While I stared at a giggling Stanford cardiologist twirling a wheeled office chair as he opined that I could take my heart medicine or not, as I determined, a nineteen-year-old with a legally purchased semi-automatic AR-15 massacred seventeen people in a Florida school.
I learned of the latest shootings while I rested at a Denny’s in Antioch, California. I had gotten within 35 miles of home and been unable to go another moment without a restroom and a hot cup of coffee. My son the writer told me about it. I asked how his day had been, knowing he’d been facing a deadline. Fine, except for yet another shooting. I asked what he meant, and he told me, while my coffee cooled and the eggs sat unnoticed in front of me.

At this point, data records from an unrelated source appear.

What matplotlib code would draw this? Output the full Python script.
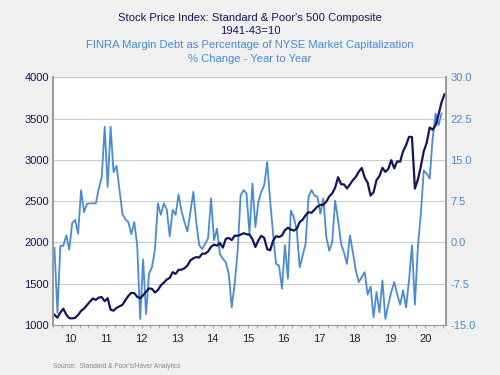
import numpy as np
import matplotlib
matplotlib.use('Agg')
import matplotlib.pyplot as plt

plt.rcParams['font.family'] = ['Liberation Sans', 'DejaVu Sans']

# S&P 500, moyenne mensuelle, janv. 2010 -> janv. 2021
sp500 = [1123.6, 1089.2, 1152.0, 1197.3, 1125.1, 1083.4, 1079.8, 1087.3, 1122.1, 1171.6, 1198.9, 1241.5,
         1282.6, 1321.1, 1304.5, 1331.5, 1338.3, 1287.3, 1325.2, 1185.3, 1173.9, 1207.2, 1226.4, 1243.3,
         1300.6, 1352.5, 1389.2, 1386.4, 1341.3, 1323.5, 1359.8, 1403.4, 1443.4, 1437.8, 1394.5, 1422.3,
         1480.4, 1512.3, 1550.8, 1570.7, 1639.8, 1618.8, 1668.7, 1670.1, 1687.2, 1720.0, 1783.5, 1807.8,
         1822.4, 1817.0, 1863.5, 1864.3, 1889.8, 1947.1, 1973.1, 1961.5, 1993.2, 1937.3, 2044.6, 2054.3,
         2028.2, 2082.2, 2079.9, 2094.9, 2111.9, 2099.3, 2094.1, 2039.9, 1944.4, 2024.8, 2080.6, 2054.1,
         1918.6, 1904.4, 2022.0, 2075.5, 2065.6, 2083.9, 2148.9, 2177.5, 2157.7, 2143.0, 2164.9, 2246.6,
         2275.1, 2329.9, 2366.8, 2359.3, 2395.3, 2434.0, 2454.1, 2456.2, 2492.8, 2557.0, 2593.6, 2664.3,
         2789.8, 2705.2, 2702.8, 2653.6, 2701.5, 2754.4, 2793.6, 2857.8, 2901.5, 2785.5, 2723.2, 2567.3,
         2607.4, 2754.9, 2803.9, 2903.8, 2854.7, 2890.2, 2996.1, 2897.5, 2982.2, 2977.7, 3104.9, 3176.7,
         3278.2, 3277.3, 2652.4, 2761.9, 2919.6, 3104.7, 3207.6, 3391.7, 3365.5, 3418.7, 3548.9, 3695.3,
         3793.7]

# Dette sur marge FINRA / capitalisation NYSE, variation annuelle en % (janv. 2010 -> déc. 2020)
margin = [-1.0, -12.8, -0.6, -0.6, 1.3, -1.3, 3.5, 4.1, 1.6, 9.5, 5.5, 7.0,
          7.1, 7.1, 7.1, 9.8, 11.9, 21.0, 10.1, 21.0, 12.8, 13.9, 9.5, 5.2,
          4.2, 3.7, 1.5, 3.7, -0.5, -13.9, -3.1, -13.0, -5.7, -4.5, -1.3, 7.1,
          5.0, 7.1, 6.0, 1.1, 5.9, 5.0, 8.7, 5.7, 3.7, 2.0, 5.5, 9.2,
          3.6, -0.5, -1.2, -0.3, 0.8, 8.0, 0.4, 2.5, -2.1, -3.0, -3.6, -5.7,
          -11.8, -7.5, -1.5, 8.6, 9.5, 8.9, 1.6, 10.7, 2.8, 7.3, 9.2, 10.4,
          14.6, 7.6, 1.5, -3.9, -4.2, -8.4, -0.5, -6.6, 5.8, 4.6, 2.2, -4.5,
          -2.4, -0.2, 8.3, 9.5, 8.5, 8.3, 5.2, 8.0, 1.0, -1.5, 0.0, 7.6,
          4.0, -0.2, -1.8, -3.9, 1.3, -1.8, -5.1, -7.2, -6.3, -5.4, -9.5, -8.0,
          -13.6, -9.0, -12.7, -6.9, -13.9, -11.3, -9.0, -7.2, -9.4, -11.3, -8.7, -11.8,
          -6.9, -0.5, -11.3, -0.8, 5.2, 13.1, 12.5, 11.6, 18.9, 23.4, 21.3, 23.4]

years = list(range(2010, 2021))
year_labels = ['10', '11', '12', '13', '14', '15', '16', '17', '18', '19', '20']
left_ticks = [1000, 1500, 2000, 2500, 3000, 3500, 4000]
right_ticks = [-15.0, -7.5, 0.0, 7.5, 15.0, 22.5, 30.0]

navy = '#15155c'
blue = '#4a8bd6'
bg = '#f0f0f0'

x_sp = 2010 + (np.arange(len(sp500)) + 0.5) / 12
x_mg = 2010 + (np.arange(len(margin)) + 0.5) / 12

fig = plt.figure(figsize=(5, 3.75), dpi=100, facecolor=bg)
ax2 = fig.add_axes([0.106, 0.1333, 0.786, 0.6606])
ax = ax2.twinx()

# axe droit (dessous) : fond blanc, grille, courbe bleue
ax2.set_facecolor('white')
ax2.plot(x_mg, margin, color=blue, lw=1.3)
ax2.set_ylim(-15, 30)
ax2.set_yticks(right_ticks)
ax2.set_yticklabels(['%.1f' % v for v in right_ticks])
ax2.grid(axis='y', color='#cccccc', lw=0.8)
ax2.yaxis.tick_right()
ax2.tick_params(axis='y', colors=blue, labelsize=8, length=0, pad=3)

# axe gauche (dessus) : S&P 500
ax.plot(x_sp, sp500, color=navy, lw=1.6)
ax.set_ylim(1000, 4000)
ax.set_yticks(left_ticks)
ax.yaxis.tick_left()
ax.tick_params(axis='y', colors=navy, labelsize=8, length=0, pad=3)
ax.set_zorder(ax2.get_zorder() + 1)
ax.patch.set_visible(False)

for a in (ax, ax2):
    a.set_xlim(2010.0, 2021.085)
    a.spines['top'].set_visible(False)
    a.spines['left'].set_color('#999999')
    a.spines['right'].set_color('#999999')
    a.spines['bottom'].set_color('#999999')
    a.spines['left'].set_linewidth(1.2)
    a.spines['right'].set_linewidth(1.2)

ax2.set_xticks(years + [2021])
ax2.set_xticklabels([])
ax2.set_xticks(np.arange(2010, 2021.01, 0.25), minor=True)
ax2.tick_params(axis='x', which='major', length=5, color='#999999')
ax2.tick_params(axis='x', which='minor', length=2.5, color='#999999')
ax.set_xticks([])
for y, lab in zip(years, year_labels):
    ax2.text(y + 0.5, -0.035, lab, transform=ax2.get_xaxis_transform(),
             ha='center', va='top', fontsize=8, color='#222222')

fig.text(0.5, 0.953, "Stock Price Index: Standard & Poor's 500 Composite",
         ha='center', va='center', fontsize=8.1, color=navy)
fig.text(0.5, 0.916, '1941-43=10', ha='center', va='center', fontsize=8.1, color=navy)
fig.text(0.5, 0.879, 'FINRA Margin Debt as Percentage of NYSE Market Capitalization',
         ha='center', va='center', fontsize=8.1, color=blue)
fig.text(0.5, 0.843, '% Change - Year to Year', ha='center', va='center', fontsize=8.1, color=blue)
fig.text(0.106, 0.012, "Source:  Standard & Poor's/Haver Analytics",
         ha='left', va='bottom', fontsize=4.75, color='#888888')

fig.savefig('out.png', dpi=100, facecolor=bg)
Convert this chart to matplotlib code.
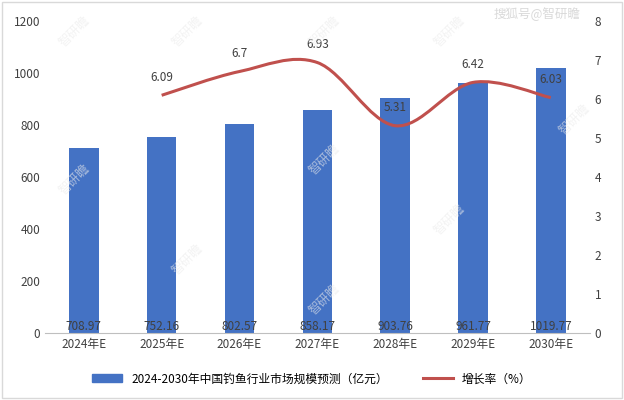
import matplotlib
matplotlib.use("Agg")
import matplotlib.pyplot as plt
from matplotlib import font_manager as fm
from matplotlib.path import Path
from matplotlib.patches import PathPatch
from matplotlib.lines import Line2D
import numpy as np

cjk = None
for f in fm.findSystemFonts():
    if "CJK" in f or "cjk" in f.lower():
        try:
            fm.fontManager.addfont(f)
        except Exception:
            pass
names = [f.name for f in fm.fontManager.ttflist]
for cand in ["Noto Sans CJK SC", "Noto Sans CJK JP", "Noto Sans CJK TC", "Noto Sans SC"]:
    if cand in names:
        cjk = cand
        break
plt.rcParams["font.family"] = [cjk or "DejaVu Sans", "DejaVu Sans"]

years = ["2024年E", "2025年E", "2026年E", "2027年E", "2028年E", "2029年E", "2030年E"]
market = [708.97, 752.16, 802.57, 858.17, 903.76, 961.77, 1019.77]
growth_years_idx = [1, 2, 3, 4, 5, 6]
growth = [6.09, 6.7, 6.93, 5.31, 6.42, 6.03]

fig = plt.figure(figsize=(6.24, 4.0), dpi=100)
ax = fig.add_axes([0.072, 0.168, 0.873, 0.78])
x = np.arange(len(years))
ax.bar(x, market, width=0.38, color="#4472C4", zorder=2)
ax.set_ylim(0, 1200)
ax.set_yticks(range(0, 1201, 200))
ax.set_xlim(-0.5, len(years) - 0.5)
ax.set_xticks(x)
ax.set_xticklabels(years, fontsize=8.5, color="#404040")
for s in ["top", "right", "left"]:
    ax.spines[s].set_visible(False)
ax.spines["bottom"].set_color("#BFBFBF")
ax.tick_params(axis="y", length=0, labelsize=8.5, labelcolor="#404040")
ax.tick_params(axis="x", length=0)
for xi, v in zip(x, market):
    ax.text(xi, 0, f"{v:.2f}", ha="center", va="bottom", fontsize=8.5, color="#404040", zorder=4)

ax2 = ax.twinx()
ax2.set_ylim(0, 8)
ax2.set_yticks(range(0, 9))
for s in ["top", "right", "left", "bottom"]:
    ax2.spines[s].set_visible(False)
ax2.tick_params(axis="y", length=0, labelsize=8.5, labelcolor="#404040")

gx = np.array(growth_years_idx, dtype=float)
gy = np.array(growth, dtype=float)
pts = np.column_stack([gx, gy])
verts = [tuple(pts[0])]
codes = [Path.MOVETO]
n = len(pts)
for i in range(n - 1):
    p0 = pts[i - 1] if i > 0 else pts[i]
    p1, p2 = pts[i], pts[i + 1]
    p3 = pts[i + 2] if i + 2 < n else pts[i + 1]
    c1 = p1 + (p2 - p0) / 6
    c2 = p2 - (p3 - p1) / 6
    verts += [tuple(c1), tuple(c2), tuple(p2)]
    codes += [Path.CURVE4] * 3
ax2.add_patch(PathPatch(Path(verts, codes), fill=False, edgecolor="#C0504D", lw=2.2, zorder=3))
for xi, v in zip(gx, gy):
    ax2.text(xi, v + 0.3, f"{v:g}", ha="center", va="bottom", fontsize=8.5, color="#404040")

handles = [plt.Rectangle((0, 0), 1, 1, color="#4472C4"),
           Line2D([0], [0], color="#C0504D", lw=2.2)]
fig.legend(handles, ["2024-2030年中国钓鱼行业市场规模预测（亿元）", "增长率（%）"],
           loc="lower center", bbox_to_anchor=(0.5, 0.01), ncol=2, frameon=False,
           fontsize=8.5, handlelength=2.5, columnspacing=3)

for wx, wy in [(0.12, 0.92), (0.3, 0.92), (0.52, 0.92), (0.72, 0.92), (0.12, 0.55),
               (0.3, 0.35), (0.52, 0.6), (0.72, 0.45), (0.92, 0.7), (0.52, 0.25)]:
    fig.text(wx, wy, "智研瞻", rotation=45, fontsize=9, color="#EBEBEB", alpha=0.6,
             ha="center", va="center", zorder=0)
fig.text(0.93, 0.965, "搜狐号@智研瞻", fontsize=9, color="#D9D9D9", ha="right", va="center")

fig.patches.append(plt.Rectangle((0.003, 0.004), 0.994, 0.992, transform=fig.transFigure,
                                 fill=False, edgecolor="#D9D9D9", lw=1))
fig.savefig("out.png", dpi=100)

I know suffering is not a competitition, but the doctor’s lack of clarity on the issue of whether or not I need the two medications prescribed by my Missouri cardiologist suddenly seemed inconsequential. (Do I need these drugs or not, I had asked. He shrugged. Maybe, maybe not. Today’s EKG is normal. I pried further, Because of the medicine or because nothing is wrong? Another shrug. I studied his face. One or the other, was the unsurprising response. )
But my heart still beats. My blood, thinned by Warfarin, rushes through my veins, flooding my limbs, feeding a brain which still crackles with electricity however imperfectly. The fluttering in my chest, unexplained and mysterious, still wakes me in the night.
And this: Unlike the sons and daughters lying in a morgue in Florida, my son still breathes at the other end of the telephone, in a one-bedroom walk-up in Evanston, Illinois.
So: Here’s the weather report in Isleton, California, at Park Delta Bay: Nothing about which to complain. Nada, zip, zilch.
It’s the fifteenth day of the fiftieth month of My Year Without Complaining. Life continues.